Distributed Aggregation

When the data is distributed on different crate::Index instances, the DistributedAggregationCollector provides functionality to merge data between independent search calls by returning IntermediateAggregationResults. IntermediateAggregationResults provides the merge_fruits method to merge multiple results. The merged result can then be converted into agg_result::AggregationResults via the Into trait.

Modules

agg_req

Contains the aggregation request tree. Used to build an AggregationCollector.

agg_result

Contains the final aggregation tree. This tree can be converted via the into() method from IntermediateAggregationResults. This conversion computes the final result. For example: The intermediate result contains intermediate average results, which is the sum and the number of values. The actual average is calculated on the step from intermediate to final aggregation result tree.

bucket

Module for all bucket aggregations.

intermediate_agg_result

Contains the intermediate aggregation tree, that can be merged.

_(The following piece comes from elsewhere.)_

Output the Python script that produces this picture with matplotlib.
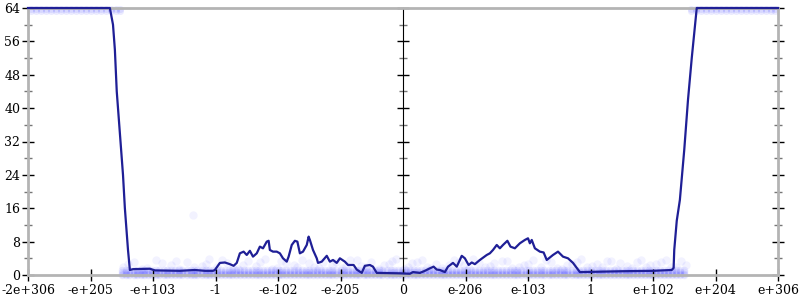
import numpy as np
import matplotlib.pyplot as plt

# x axis is an ordinal scale of float magnitudes, one unit per labelled tick
xlabels = ['-2e+306', '-e+205', '-e+103', '-1', '-e-102', '-e-205', '0',
           'e-206', 'e-103', '1', 'e+102', 'e+204', 'e+306']
yticks = [0, 8, 16, 24, 32, 40, 48, 56, 64]
yminor = [4, 12, 20, 28, 36, 44, 52, 60]

# averaged error line
line_x = [0.0, 1.31, 1.36, 1.39, 1.42, 1.47, 1.52, 1.55, 1.60, 1.63, 1.68, 1.95, 2.03,
          2.43, 2.67, 2.83, 2.96, 2.99, 3.07, 3.15, 3.23, 3.29, 3.34, 3.39, 3.45, 3.50,
          3.55, 3.60, 3.66, 3.71, 3.76, 3.82, 3.85, 3.87, 3.92, 3.98, 4.03, 4.08, 4.14,
          4.17, 4.22, 4.27, 4.31, 4.35, 4.40, 4.46, 4.49, 4.51, 4.56, 4.62, 4.64, 4.70,
          4.78, 4.83, 4.88, 4.94, 4.99, 5.07, 5.12, 5.21, 5.26, 5.34, 5.39, 5.47, 5.52,
          5.58, 5.95, 6.11, 6.16, 6.27, 6.35, 6.43, 6.49, 6.54, 6.59, 6.67, 6.72, 6.80,
          6.86, 6.94, 6.99, 7.05, 7.10, 7.15, 7.23, 7.34, 7.39, 7.44, 7.50, 7.55, 7.60,
          7.67, 7.72, 7.79, 7.87, 7.95, 8.00, 8.03, 8.06, 8.11, 8.19, 8.25, 8.30, 8.40,
          8.48, 8.56, 8.64, 8.72, 8.83, 9.50, 10.00, 10.30, 10.33, 10.34, 10.38, 10.43,
          10.50, 10.56, 10.62, 10.70, 12.0]
line_y = [64, 64, 60, 54, 44, 34, 24, 16, 6, 1.2, 1.4, 1.5, 1.1,
          1.0, 1.2, 1.0, 1.0, 1.2, 2.9, 3.0, 2.6, 2.2, 2.9, 5.2, 5.6, 4.8,
          5.8, 4.4, 5.2, 6.8, 6.4, 8.0, 8.2, 6.0, 5.6, 5.6, 5.2, 4.0, 3.2,
          4.4, 7.2, 8.2, 8.0, 5.2, 5.6, 7.2, 9.2, 8.4, 6.0, 4.0, 2.9, 3.2,
          4.6, 3.2, 3.6, 2.9, 4.0, 3.2, 2.4, 2.4, 1.3, 0.5, 2.2, 2.4, 2.0,
          0.5, 0.4, 0.3, 0.7, 0.5, 1.0, 1.6, 2.0, 1.3, 1.2, 0.7, 2.0, 2.9,
          2.0, 4.6, 4.0, 2.4, 3.0, 2.6, 3.6, 4.8, 5.2, 6.0, 7.2, 6.4, 7.2,
          8.2, 6.8, 6.4, 7.6, 8.4, 8.8, 7.6, 8.4, 6.4, 5.6, 5.4, 3.6, 4.8,
          5.6, 4.4, 4.0, 2.9, 0.7, 0.9, 1.0, 1.2, 1.7, 6, 13, 18,
          30, 42, 52, 64, 64]

# sampled points: dense band near zero
band_x = [1.50, 1.56, 1.62, 1.69, 1.75, 1.80, 1.86, 1.92, 1.98, 2.04, 2.10, 2.17, 2.23,
          2.29, 2.35, 2.41, 2.47, 2.54, 2.60, 2.66, 2.71, 2.78, 2.84, 2.90, 2.96, 3.02,
          3.08, 3.15, 3.21, 3.27, 3.33, 3.39, 3.45, 3.52, 3.58, 3.64, 3.70, 3.76, 3.82,
          3.89, 3.95, 4.01, 4.07, 4.13, 4.19, 4.26, 4.32, 4.38, 4.44, 4.50, 4.56, 4.63,
          4.69, 4.75, 4.81, 4.87, 4.93, 5.00, 5.06, 5.12, 5.18, 5.24, 5.30, 5.37, 5.43,
          5.49, 5.55, 5.61, 5.67, 5.74, 5.80, 5.86, 5.92, 5.98, 6.04, 6.11, 6.17, 6.23,
          6.29, 6.35, 6.41, 6.48, 6.54, 6.60, 6.66, 6.72, 6.78, 6.85, 6.91, 6.97, 7.03,
          7.09, 7.15, 7.22, 7.28, 7.34, 7.40, 7.46, 7.52, 7.59, 7.65, 7.71, 7.77, 7.83,
          7.89, 7.96, 8.02, 8.08, 8.14, 8.20, 8.26, 8.33, 8.39, 8.45, 8.51, 8.57, 8.63,
          8.70, 8.76, 8.82, 8.88, 8.94, 9.00, 9.07, 9.13, 9.19, 9.25, 9.31, 9.37, 9.44,
          9.50, 9.56, 9.62, 9.68, 9.74, 9.81, 9.87, 9.93, 9.99, 10.05, 10.11, 10.18,
          10.24, 10.30, 10.36, 10.43, 10.50]
band_y = [0.0, 0.35, 0.7, 1.1]

# sampled points: sparse cloud above the band
cloud_x = [1.52, 1.70, 1.91, 2.05, 2.28, 2.41, 2.55, 2.78, 2.90, 3.02, 3.18, 3.36, 3.52,
           3.64, 3.79, 3.98, 4.12, 4.25, 4.38, 4.58, 4.72, 4.86, 5.02, 5.15, 5.33, 5.48,
           5.61, 5.77, 5.89, 6.08, 6.22, 6.38, 6.52, 6.63, 6.81, 6.97, 7.12, 7.31, 7.46,
           7.58, 7.74, 7.93, 8.08, 8.21, 8.36, 8.55, 8.70, 8.85, 9.02, 9.18, 9.33, 9.47,
           9.66, 9.81, 9.95, 10.12, 10.28, 10.45,
           1.60, 1.82, 2.15, 2.36, 2.66, 2.84, 3.10, 3.28, 3.44, 3.71, 3.90, 4.05, 4.31,
           4.49, 4.65, 4.93, 5.09, 5.26, 5.41, 5.70, 5.83, 6.01, 6.15, 6.30, 6.45, 6.74,
           6.90, 7.05, 7.21, 7.39, 7.66, 7.85, 8.00, 8.29, 8.47, 8.62, 8.78, 8.95, 9.10,
           9.26, 9.41, 9.58, 9.74, 9.89, 10.04, 10.20, 10.37, 10.52, 2.64]
cloud_y = [2.0, 3.2, 1.6, 3.6, 2.4, 1.4, 3.0, 2.2, 3.8, 1.8, 2.8, 1.5, 3.4,
           2.1, 3.9, 1.7, 2.9, 2.3, 3.5, 1.9, 3.1, 2.5, 1.6, 3.7, 2.2, 3.0,
           1.5, 2.6, 3.8, 1.8, 3.2, 2.0, 2.7, 1.6, 3.5, 2.3, 3.9, 1.9, 2.8,
           3.4, 1.7, 2.4, 3.6, 2.0, 3.1, 1.5, 2.6, 3.8, 2.2, 1.8, 3.3, 2.9,
           1.6, 3.7, 2.4, 3.0, 2.0, 3.4,
           2.7, 1.5, 2.9, 3.3, 1.9, 2.6, 3.5, 1.7, 2.4, 3.0, 1.4, 3.3, 2.0,
           2.8, 1.6, 3.1, 2.2, 3.6, 1.8, 2.5, 3.3, 1.5, 2.8, 3.6, 1.7, 2.4,
           3.2, 1.6, 2.9, 2.1, 3.4, 1.8, 2.7, 3.5, 1.6, 2.3, 3.0, 1.9, 2.6,
           3.4, 1.5, 2.2, 3.1, 1.8, 2.7, 3.6, 2.0, 2.5, 14.4]

# sampled points: saturated at 64
top_x = [0.05, 0.12, 0.20, 0.28, 0.36, 0.44, 0.52, 0.60, 0.68, 0.76, 0.84, 0.92, 1.00,
         1.08, 1.16, 1.24, 1.32, 1.40, 1.47, 10.60, 10.68, 10.76, 10.84, 10.92, 11.00,
         11.08, 11.16, 11.24, 11.32, 11.40, 11.48, 11.56, 11.64, 11.72, 11.80, 11.88,
         11.95]
top_y = [63.3, 63.8]

fig = plt.figure(figsize=(8, 3), dpi=100)
ax = fig.add_axes([28 / 800, 25 / 300, 750 / 800, 267 / 300])

gray = '#b4b4b4'
ax.scatter(np.repeat(band_x, len(band_y)), np.tile(band_y, len(band_x)),
           s=30, color='#0000ff', alpha=0.07, linewidths=0, clip_on=False)
ax.scatter(cloud_x, cloud_y, s=36, color='#0000ff', alpha=0.05, linewidths=0)
ax.scatter(np.repeat(top_x, len(top_y)), np.tile(top_y, len(top_x)),
           s=26, color='#0000ff', alpha=0.08, linewidths=0, clip_on=False)
ax.plot(line_x, line_y, color='#1f1f96', lw=1.6, clip_on=False, zorder=5)

ax.set_xlim(0, len(xlabels) - 1)
ax.set_ylim(0, 64)
ax.set_xticks(range(len(xlabels)))
ax.set_xticklabels(xlabels)
ax.set_yticks(yticks)
ax.set_yticks(yminor, minor=True)

for s in ax.spines.values():
    s.set_color(gray)
    s.set_linewidth(2)

ax.tick_params(axis='both', which='major', direction='inout', length=9, width=1,
               color='black', labelsize=9, labelfontfamily='DejaVu Serif', pad=2)
ax.tick_params(axis='y', which='major', right=True, pad=1)
ax.tick_params(axis='y', which='minor', direction='inout', length=6, width=1,
               color='#777777', right=True)

mid = ax.secondary_yaxis(0.5)
mid.spines['left'].set_color(gray)
mid.spines['left'].set_linewidth(2)
mid.set_yticks(yticks)
mid.set_yticks(yminor, minor=True)
mid.tick_params(which='major', direction='inout', length=9, width=1, color='black',
                labelleft=False, labelright=False)
mid.tick_params(which='minor', direction='inout', length=6, width=1, color='#777777')

fig.savefig('out.png', dpi=100)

Intermediate aggregation results can be used to merge results between segments or between indices.

metric

Module for all metric aggregations.

Structs

AggregationCollector

Collector for aggregations.

AggregationSegmentCollector

AggregationSegmentCollector does the aggregation collection on a segment.

DistributedAggregationCollector

Collector for distributed aggregations.

Enums

Key

The key to identify a bucket.

Type Definitions

SerializedKey

The serialized key is used in a HashMap.